Dataset section:
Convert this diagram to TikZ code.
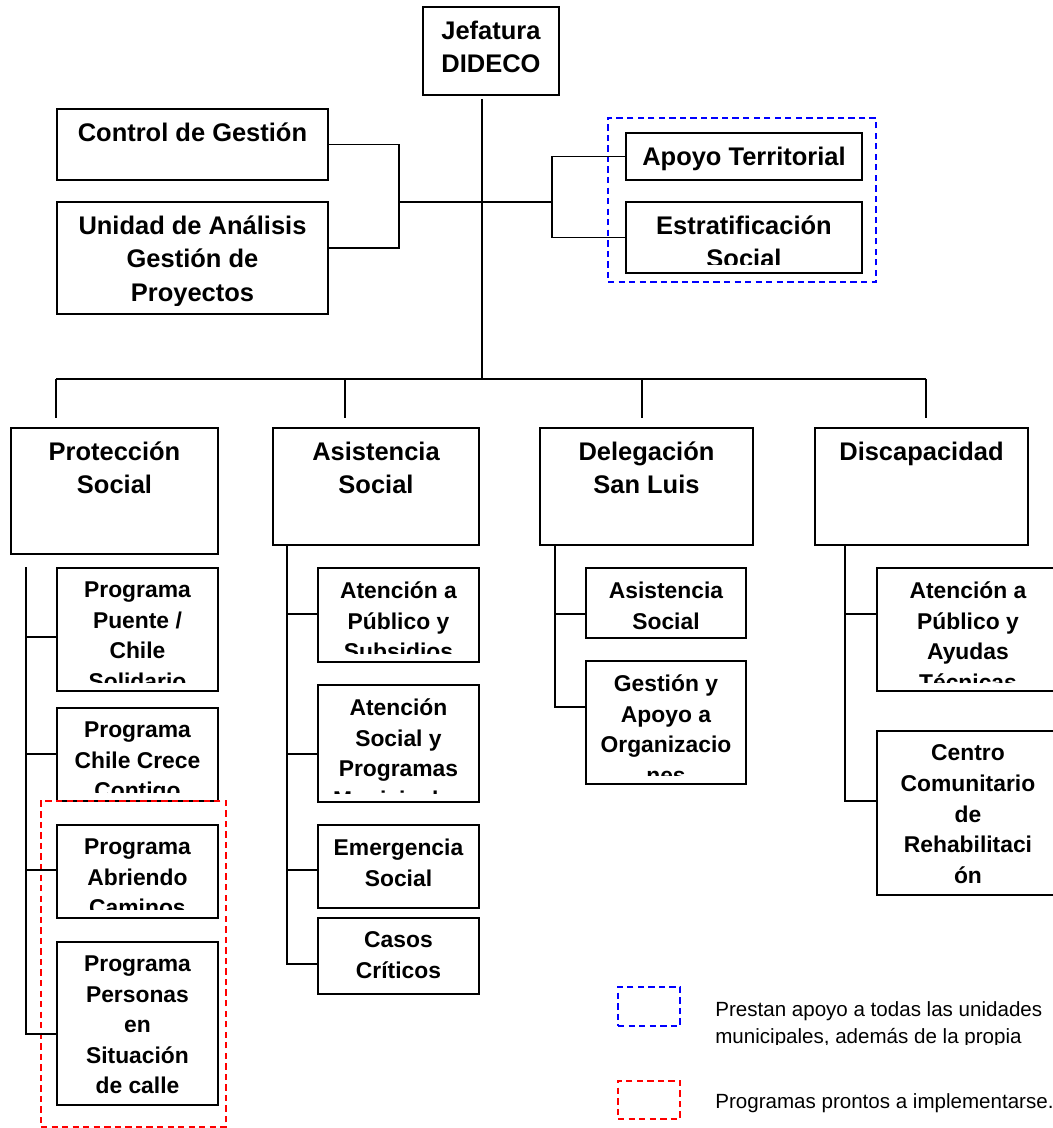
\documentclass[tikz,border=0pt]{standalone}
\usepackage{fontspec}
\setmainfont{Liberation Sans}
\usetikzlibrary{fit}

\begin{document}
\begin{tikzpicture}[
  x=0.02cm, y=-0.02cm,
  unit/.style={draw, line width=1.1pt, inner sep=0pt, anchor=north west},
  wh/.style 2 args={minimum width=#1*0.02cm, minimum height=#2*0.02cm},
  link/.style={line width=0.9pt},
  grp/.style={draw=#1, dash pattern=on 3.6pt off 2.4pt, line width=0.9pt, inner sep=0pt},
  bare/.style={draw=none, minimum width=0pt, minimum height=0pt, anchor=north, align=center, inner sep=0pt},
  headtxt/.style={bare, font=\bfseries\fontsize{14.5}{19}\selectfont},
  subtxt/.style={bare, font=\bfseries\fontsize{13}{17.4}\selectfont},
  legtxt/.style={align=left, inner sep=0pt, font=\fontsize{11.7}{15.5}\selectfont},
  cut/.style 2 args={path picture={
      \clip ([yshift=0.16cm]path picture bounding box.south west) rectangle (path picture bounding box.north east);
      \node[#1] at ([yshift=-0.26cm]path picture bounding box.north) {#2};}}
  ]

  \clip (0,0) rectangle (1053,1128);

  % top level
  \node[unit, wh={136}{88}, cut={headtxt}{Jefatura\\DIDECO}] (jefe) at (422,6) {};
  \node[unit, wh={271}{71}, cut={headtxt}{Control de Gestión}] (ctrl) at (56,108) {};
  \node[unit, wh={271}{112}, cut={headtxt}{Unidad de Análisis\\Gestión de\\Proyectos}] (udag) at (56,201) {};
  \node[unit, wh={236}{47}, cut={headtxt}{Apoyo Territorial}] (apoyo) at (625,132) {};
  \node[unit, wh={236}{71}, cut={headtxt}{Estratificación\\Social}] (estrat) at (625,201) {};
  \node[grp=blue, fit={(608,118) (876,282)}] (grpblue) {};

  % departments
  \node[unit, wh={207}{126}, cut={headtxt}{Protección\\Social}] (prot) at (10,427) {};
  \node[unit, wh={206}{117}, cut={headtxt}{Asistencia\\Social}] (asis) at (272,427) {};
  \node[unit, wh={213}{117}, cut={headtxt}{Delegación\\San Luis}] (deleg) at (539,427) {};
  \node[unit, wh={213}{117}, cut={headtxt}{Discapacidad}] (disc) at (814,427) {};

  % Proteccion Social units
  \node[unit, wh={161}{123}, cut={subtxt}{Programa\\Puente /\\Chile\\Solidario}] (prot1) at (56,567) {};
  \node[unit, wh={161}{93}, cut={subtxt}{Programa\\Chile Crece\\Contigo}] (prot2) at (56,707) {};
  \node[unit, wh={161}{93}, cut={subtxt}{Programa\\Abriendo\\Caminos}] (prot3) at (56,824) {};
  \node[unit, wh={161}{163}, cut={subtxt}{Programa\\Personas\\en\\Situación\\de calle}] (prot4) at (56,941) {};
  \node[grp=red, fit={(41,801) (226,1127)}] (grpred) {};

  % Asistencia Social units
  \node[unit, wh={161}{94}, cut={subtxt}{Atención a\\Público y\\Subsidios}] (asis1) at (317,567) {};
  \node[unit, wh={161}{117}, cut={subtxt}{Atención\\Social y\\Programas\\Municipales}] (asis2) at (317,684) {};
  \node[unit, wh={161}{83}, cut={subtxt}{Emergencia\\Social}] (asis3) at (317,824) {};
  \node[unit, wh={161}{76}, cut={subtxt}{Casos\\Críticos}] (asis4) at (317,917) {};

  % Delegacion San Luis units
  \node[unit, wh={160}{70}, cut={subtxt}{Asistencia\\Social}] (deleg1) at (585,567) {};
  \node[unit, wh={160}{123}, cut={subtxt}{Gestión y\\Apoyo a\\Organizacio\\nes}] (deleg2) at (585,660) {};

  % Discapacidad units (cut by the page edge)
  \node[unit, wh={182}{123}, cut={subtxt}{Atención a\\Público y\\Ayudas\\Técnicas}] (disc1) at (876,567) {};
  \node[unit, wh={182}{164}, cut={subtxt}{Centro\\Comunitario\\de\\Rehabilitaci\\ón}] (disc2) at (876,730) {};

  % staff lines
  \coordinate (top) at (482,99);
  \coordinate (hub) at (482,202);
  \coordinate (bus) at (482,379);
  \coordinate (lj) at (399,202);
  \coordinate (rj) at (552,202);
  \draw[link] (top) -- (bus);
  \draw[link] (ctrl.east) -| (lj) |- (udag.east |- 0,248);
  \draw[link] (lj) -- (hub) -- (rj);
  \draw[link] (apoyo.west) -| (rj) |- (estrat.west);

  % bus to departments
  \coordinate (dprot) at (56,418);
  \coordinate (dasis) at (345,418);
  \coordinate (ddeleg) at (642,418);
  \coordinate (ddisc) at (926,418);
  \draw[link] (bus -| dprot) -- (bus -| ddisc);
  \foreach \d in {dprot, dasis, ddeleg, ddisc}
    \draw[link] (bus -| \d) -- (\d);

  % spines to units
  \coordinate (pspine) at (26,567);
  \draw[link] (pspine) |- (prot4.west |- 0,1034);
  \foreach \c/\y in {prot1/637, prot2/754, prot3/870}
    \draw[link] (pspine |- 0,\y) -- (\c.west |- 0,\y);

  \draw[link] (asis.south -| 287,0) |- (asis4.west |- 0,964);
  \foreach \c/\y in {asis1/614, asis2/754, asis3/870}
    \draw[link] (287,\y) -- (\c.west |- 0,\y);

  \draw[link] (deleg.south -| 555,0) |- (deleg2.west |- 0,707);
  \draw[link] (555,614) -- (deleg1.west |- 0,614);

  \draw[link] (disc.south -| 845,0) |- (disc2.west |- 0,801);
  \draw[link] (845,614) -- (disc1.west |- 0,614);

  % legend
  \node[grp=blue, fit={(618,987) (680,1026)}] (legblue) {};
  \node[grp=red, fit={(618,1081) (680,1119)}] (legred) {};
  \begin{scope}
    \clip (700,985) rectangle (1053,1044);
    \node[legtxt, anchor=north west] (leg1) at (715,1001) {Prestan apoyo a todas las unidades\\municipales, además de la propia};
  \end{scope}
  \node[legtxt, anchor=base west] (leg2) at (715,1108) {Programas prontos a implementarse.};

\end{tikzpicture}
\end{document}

Aim of the task: Go through the listing above and write it all out exactly, leaving out any picture.

Response to the task:
Convert this diagram to TikZ code.
\documentclass[tikz,border=0pt]{standalone}
\usepackage{fontspec}
\setmainfont{Liberation Sans}
\usetikzlibrary{fit}

\begin{document}
\begin{tikzpicture}[
  x=0.02cm, y=-0.02cm,
  unit/.style={draw, line width=1.1pt, inner sep=0pt, anchor=north west},
  wh/.style 2 args={minimum width=#1*0.02cm, minimum height=#2*0.02cm},
  link/.style={line width=0.9pt},
  grp/.style={draw=#1, dash pattern=on 3.6pt off 2.4pt, line width=0.9pt, inner sep=0pt},
  bare/.style={draw=none, minimum width=0pt, minimum height=0pt, anchor=north, align=center, inner sep=0pt},
  headtxt/.style={bare, font=\bfseries\fontsize{14.5}{19}\selectfont},
  subtxt/.style={bare, font=\bfseries\fontsize{13}{17.4}\selectfont},
  legtxt/.style={align=left, inner sep=0pt, font=\fontsize{11.7}{15.5}\selectfont},
  cut/.style 2 args={path picture={
      \clip ([yshift=0.16cm]path picture bounding box.south west) rectangle (path picture bounding box.north east);
      \node[#1] at ([yshift=-0.26cm]path picture bounding box.north) {#2};}}
  ]

  \clip (0,0) rectangle (1053,1128);

  % top level
  \node[unit, wh={136}{88}, cut={headtxt}{Jefatura\\DIDECO}] (jefe) at (422,6) {};
  \node[unit, wh={271}{71}, cut={headtxt}{Control de Gestión}] (ctrl) at (56,108) {};
  \node[unit, wh={271}{112}, cut={headtxt}{Unidad de Análisis\\Gestión de\\Proyectos}] (udag) at (56,201) {};
  \node[unit, wh={236}{47}, cut={headtxt}{Apoyo Territorial}] (apoyo) at (625,132) {};
  \node[unit, wh={236}{71}, cut={headtxt}{Estratificación\\Social}] (estrat) at (625,201) {};
  \node[grp=blue, fit={(608,118) (876,282)}] (grpblue) {};

  % departments
  \node[unit, wh={207}{126}, cut={headtxt}{Protección\\Social}] (prot) at (10,427) {};
  \node[unit, wh={206}{117}, cut={headtxt}{Asistencia\\Social}] (asis) at (272,427) {};
  \node[unit, wh={213}{117}, cut={headtxt}{Delegación\\San Luis}] (deleg) at (539,427) {};
  \node[unit, wh={213}{117}, cut={headtxt}{Discapacidad}] (disc) at (814,427) {};

  % Proteccion Social units
  \node[unit, wh={161}{123}, cut={subtxt}{Programa\\Puente /\\Chile\\Solidario}] (prot1) at (56,567) {};
  \node[unit, wh={161}{93}, cut={subtxt}{Programa\\Chile Crece\\Contigo}] (prot2) at (56,707) {};
  \node[unit, wh={161}{93}, cut={subtxt}{Programa\\Abriendo\\Caminos}] (prot3) at (56,824) {};
  \node[unit, wh={161}{163}, cut={subtxt}{Programa\\Personas\\en\\Situación\\de calle}] (prot4) at (56,941) {};
  \node[grp=red, fit={(41,801) (226,1127)}] (grpred) {};

  % Asistencia Social units
  \node[unit, wh={161}{94}, cut={subtxt}{Atención a\\Público y\\Subsidios}] (asis1) at (317,567) {};
  \node[unit, wh={161}{117}, cut={subtxt}{Atención\\Social y\\Programas\\Municipales}] (asis2) at (317,684) {};
  \node[unit, wh={161}{83}, cut={subtxt}{Emergencia\\Social}] (asis3) at (317,824) {};
  \node[unit, wh={161}{76}, cut={subtxt}{Casos\\Críticos}] (asis4) at (317,917) {};

  % Delegacion San Luis units
  \node[unit, wh={160}{70}, cut={subtxt}{Asistencia\\Social}] (deleg1) at (585,567) {};
  \node[unit, wh={160}{123}, cut={subtxt}{Gestión y\\Apoyo a\\Organizacio\\nes}] (deleg2) at (585,660) {};

  % Discapacidad units (cut by the page edge)
  \node[unit, wh={182}{123}, cut={subtxt}{Atención a\\Público y\\Ayudas\\Técnicas}] (disc1) at (876,567) {};
  \node[unit, wh={182}{164}, cut={subtxt}{Centro\\Comunitario\\de\\Rehabilitaci\\ón}] (disc2) at (876,730) {};

  % staff lines
  \coordinate (top) at (482,99);
  \coordinate (hub) at (482,202);
  \coordinate (bus) at (482,379);
  \coordinate (lj) at (399,202);
  \coordinate (rj) at (552,202);
  \draw[link] (top) -- (bus);
  \draw[link] (ctrl.east) -| (lj) |- (udag.east |- 0,248);
  \draw[link] (lj) -- (hub) -- (rj);
  \draw[link] (apoyo.west) -| (rj) |- (estrat.west);

  % bus to departments
  \coordinate (dprot) at (56,418);
  \coordinate (dasis) at (345,418);
  \coordinate (ddeleg) at (642,418);
  \coordinate (ddisc) at (926,418);
  \draw[link] (bus -| dprot) -- (bus -| ddisc);
  \foreach \d in {dprot, dasis, ddeleg, ddisc}
    \draw[link] (bus -| \d) -- (\d);

  % spines to units
  \coordinate (pspine) at (26,567);
  \draw[link] (pspine) |- (prot4.west |- 0,1034);
  \foreach \c/\y in {prot1/637, prot2/754, prot3/870}
    \draw[link] (pspine |- 0,\y) -- (\c.west |- 0,\y);

  \draw[link] (asis.south -| 287,0) |- (asis4.west |- 0,964);
  \foreach \c/\y in {asis1/614, asis2/754, asis3/870}
    \draw[link] (287,\y) -- (\c.west |- 0,\y);

  \draw[link] (deleg.south -| 555,0) |- (deleg2.west |- 0,707);
  \draw[link] (555,614) -- (deleg1.west |- 0,614);

  \draw[link] (disc.south -| 845,0) |- (disc2.west |- 0,801);
  \draw[link] (845,614) -- (disc1.west |- 0,614);

  % legend
  \node[grp=blue, fit={(618,987) (680,1026)}] (legblue) {};
  \node[grp=red, fit={(618,1081) (680,1119)}] (legred) {};
  \begin{scope}
    \clip (700,985) rectangle (1053,1044);
    \node[legtxt, anchor=north west] (leg1) at (715,1001) {Prestan apoyo a todas las unidades\\municipales, además de la propia};
  \end{scope}
  \node[legtxt, anchor=base west] (leg2) at (715,1108) {Programas prontos a implementarse.};

\end{tikzpicture}
\end{document}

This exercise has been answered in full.